Just as it can refer to networks of Chinese trolls, “coordinated activities” can mean networks of bots promoting virility services, or fake accounts promoting products in Facebook groups for new mothers. This sort of activity degrades the authentic “social” experience these companies want users to have. Importantly, it is also a problem for their business model. Coordinated activity, especially, means that algorithms can be gamed, changing the ability of companies to shape the way advertisers can use these platforms.

But stepping into the Chinese information space as American companies do goes beyond simple theatre, especially when the coordinated activity looks to be targeting the Chinese-language diaspora. Twitter has sought to define what “state-owned” media looks like, inserting the company into years of debate about US-China relations and media freedom as a driver for US pro-democracy policy. And this takes place a time when the FBI and Silicon Valley are working together more closely than ever in anticipation of the 2020 election. Despite an often antagonistic relationship between big social and the American state on many issues, it may not appear so distant to outside observers in this context.
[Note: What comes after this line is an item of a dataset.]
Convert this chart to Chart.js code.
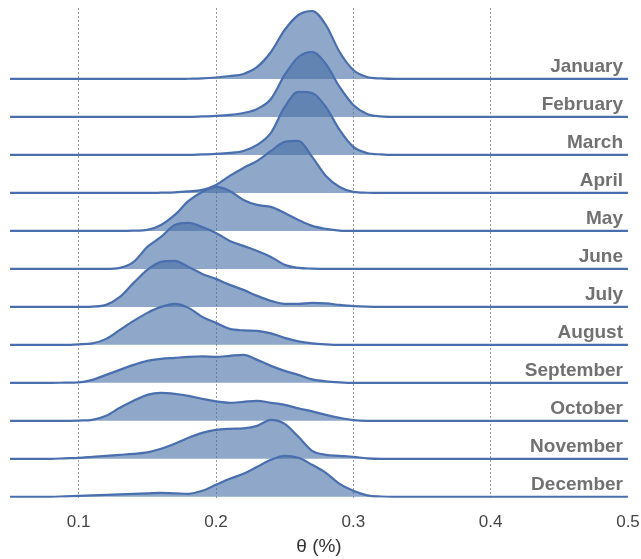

Matters are likely compounded by the fact that Chinese activity in this space appears relatively new – these are battles for battlegrounds, as actors test what is possible on unfamiliar terrain. Existing work on automated Chinese propaganda suggests very little previous evidence of such activity. But recent media buys on Twitter suggest United Front involvement, and some of the coordinated account activity can be traced, according to Twitter, to unblocked IP accounts associated with Chinese government actors. Things appear to have changed.

These are not the sophisticated deep identities created by Russian operations around the 2016 US election, but they are very clearly linked to key Chinese Communist Party priorities regarding an increasingly tense situation in Hong Kong. The complexity is compounded by the fact that American social media companies (mostly) want desperately to do business in China.

Perhaps unsurprisingly, platform actions on this topic vary in terms of what little market access there is for each. Twitter has banned state-owned advertising on the platform. It is unlikely ever to enter China in any significant way, with the market for similar products wholly dominated by domestic Chinese platforms. And its founder appears uninterested in the prospect to say the least, having recently met with the Dalai Lama.

Facebook, meanwhile, draws approximately 10% of its advertising revenue from China, despite being officially blocked, and its founder has made no secret of his desire to enter the Chinese market. Facebook has chosen not ban state-backed advertising.

There is nothing to suggest that YouTube has been the target of coordinated activity, but YouTube is a cesspit of misinformation at the best of times – it is reasonable to expect that some activity is occurring on the platform. Google, silent on recent events, has also made no bones about its desire to enter the Chinese market – and, in fact, is already there, in a number of forms.

American platforms moving into China has always been fraught, as the history of US-China relations on media freedom and broader human-rights protections have marked the information space as a battleground for both. Taking action on Chinese-government accounts, especially on an issue as central to the CCP as Hong Kong, and in the context of a technology-driven trade war, clearly marks the American platforms as international actors.